The number of Americans applying for unemployment benefits rose last week to 744,000, signaling that many employers are still cutting jobs even as more people are vaccinated against COVID-19, consumers gain confidence and the government distributes aid throughout the economy.
The Labor Department said Thursday that applications increased by 16,000 from 728,000 a week earlier. Jobless claims have declined sharply since the virus slammed into the economy in March of last year. But they remain stubbornly high by historical standards: Before the pandemic erupted, weekly applications typically remained below 220,000 a week.
For the week ending March 27, more than 3.7 million people were receiving traditional state unemployment benefits, the government said. If you include supplemental federal programs that were established last year to help the unemployed endure the health crisis, a total of 18.2 million are receiving some form of jobless aid the week of March 20.
Economists monitor weekly jobless claims for early signs of where the job market is headed. Applications are usually a proxy for layoffs: They typically decline as the economy improves. Or they rise as employers retrench in response to sluggish consumer demand.
During the pandemic, though, the numbers have become a less reliable barometer. States have struggled to clear backlogs of unemployment applications, and suspected fraud has clouded the actual volume of job cuts.

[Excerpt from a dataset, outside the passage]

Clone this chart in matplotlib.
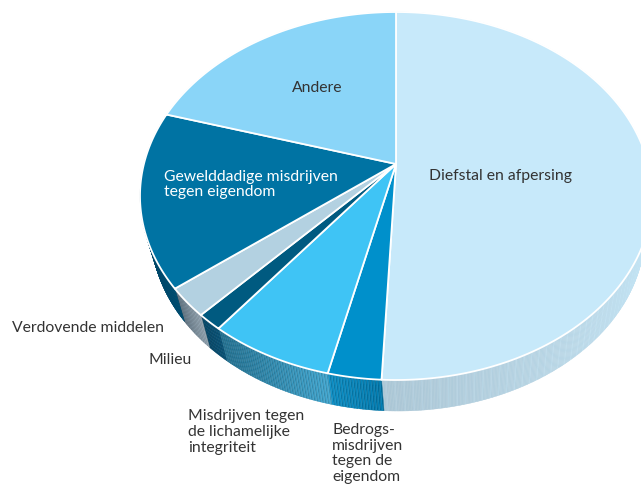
import numpy as np
import matplotlib
matplotlib.use("Agg")
import matplotlib.pyplot as plt
from matplotlib.colors import to_rgb

# aandeel per categorie, met de klok mee vanaf boven (%)
categories = ["Diefstal en afpersing", "Bedrogsmisdrijven", "Misdrijven tegen de lichamelijke integriteit",
              "Milieu", "Verdovende middelen", "Gewelddadige misdrijven tegen eigendom", "Andere"]
shares = [50.9, 3.4, 7.9, 1.6, 2.8, 15.7, 17.7]

top_colors = ["#C7E9FA", "#0090CB", "#3FC4F5", "#005A80", "#B3D1E1", "#0073A3", "#8AD5F8"]
# kleur van de zijkant: begin en eind van elk stuk
side_colors = [("#A9C7D9", "#A9C4D3"), ("#0070A0", "#0A82B4"), ("#3A98BE", "#1C6786"),
               ("#01486B", "#013F5E"), ("#8898A4", "#5C6E7B"), ("#004A6C", "#00415E"), ("#8AD5F8", "#8AD5F8")]

W, H = 641, 485

# ellips boven en onder, en de punt waar de stukken samenkomen (perspectief)
top_c = (396, 197)
top_r = (256, 184)
bot_c = (398, 232)
bot_r = (247, 180)
apex = (396, 165)


def ell(t, c, r):
    return c[0] + r[0] * np.sin(t), c[1] - r[1] * np.cos(t)


def lerp(a, b, f):
    a, b = np.array(to_rgb(a)), np.array(to_rgb(b))
    return a + (b - a) * f


fig = plt.figure(figsize=(W / 100, H / 100), dpi=100)
ax = fig.add_axes([0, 0, 1, 1])
ax.set_xlim(0, W)
ax.set_ylim(H, 0)
ax.axis("off")

edges = np.cumsum([0] + shares) / sum(shares) * 2 * np.pi

# zijkant met smalle streepjes
for i in range(len(shares)):
    a, b = edges[i], edges[i + 1]
    if a > np.radians(300):
        continue
    n = max(int((b - a) * 170), 2)
    ts = np.linspace(a, b, n + 1)
    for k in range(n):
        f = k / n
        if i == 0:
            # diefstal: licht in het midden, donkerder aan de randen
            mid = 0.5
            col = lerp("#A9C4D3", "#C7E8F8", 1 - abs(f - mid) / mid * 0.95)
            col = col * (1.0 if k % 6 else 1.03)
        else:
            col = lerp(side_colors[i][0], side_colors[i][1], f)
            col = col * (1.12 if k % 2 else 0.94)
        col = np.clip(col, 0, 1)
        x1, y1 = ell(ts[k:k + 2], top_c, top_r)
        x2, y2 = ell(ts[k:k + 2], bot_c, bot_r)
        ax.fill([x1[0], x1[1], x2[1], x2[0]], [y1[0], y1[1], y2[1], y2[0]],
                color=col, lw=0.3, zorder=1)

# bovenkant
for i in range(len(shares)):
    ts = np.linspace(edges[i], edges[i + 1], 200)
    x, y = ell(ts, top_c, top_r)
    ax.fill(np.r_[apex[0], x], np.r_[apex[1], y], facecolor=top_colors[i],
            edgecolor="white", lw=1.3, joinstyle="round", zorder=2)

font = dict(family="Lato", fontsize=11.3, color="#333333", va="center", linespacing=1.16)
ax.text(292, 88.5, "Andere", zorder=3, **font)
ax.text(429, 176.5, "Diefstal en afpersing", zorder=3, **font)
ax.text(164, 184.5, "Gewelddadige misdrijven\ntegen eigendom", zorder=3, **{**font, "color": "white"})
ax.text(12, 328.5, "Verdovende middelen", zorder=3, **font)
ax.text(148, 360.5, "Milieu", zorder=3, **font)
ax.text(188, 432, "Misdrijven tegen\nde lichamelijke\nintegriteit", zorder=3, **font)
ax.text(332, 453.5, "Bedrogs-\nmisdrijven\ntegen de\neigendom", zorder=3, **font)

fig.savefig("out.png", dpi=100)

By nearly all measures, though, the economy has been strengthening. During March, employers added 916,000 jobs, the most since August, and the unemployment rate declined from 6.2% to 6%. In February, the pace of job openings reached its highest level on record. Last month, consumer confidence posted its highest reading in a year.
And this week, the International Monetary Fund forecast that the U.S. economy will grow 6.4% this year. That would fastest annual pace since 1984 and the strongest among the world’s wealthiest countries.
Most economists say they think the still-high level of unemployment applications should gradually fade.
“Jobless claims may bounce around week to week as the recovery takes hold, but we expect they will start to decline more consistently as the economy gains momentum," economists Nancy Vanden Houten and Gregory Daco of Oxford Economics said in a research note. “We expect the stellar March jobs report to be the first of many and look for a hiring boom in the spring and summer months.''
Still, the United States still has 8.4 million fewer jobs than it had in February 2020, just before the pandemic struck. New confirmed coronavirus cases, which had dropped sharply from early January through early March, have plateaued over the past month. In addition, the vaccination rate for elderly Americans, who are among the most vulnerable, has dramatically slowed even as the supply of vaccines has expanded.
And the data firm Womply reports that the percentage of businesses that remained closed last week rose from the beginning of March — from 38% to 45% for bars; from 35% to 46% for beauty shops; and from 30% to 38% for restaurants.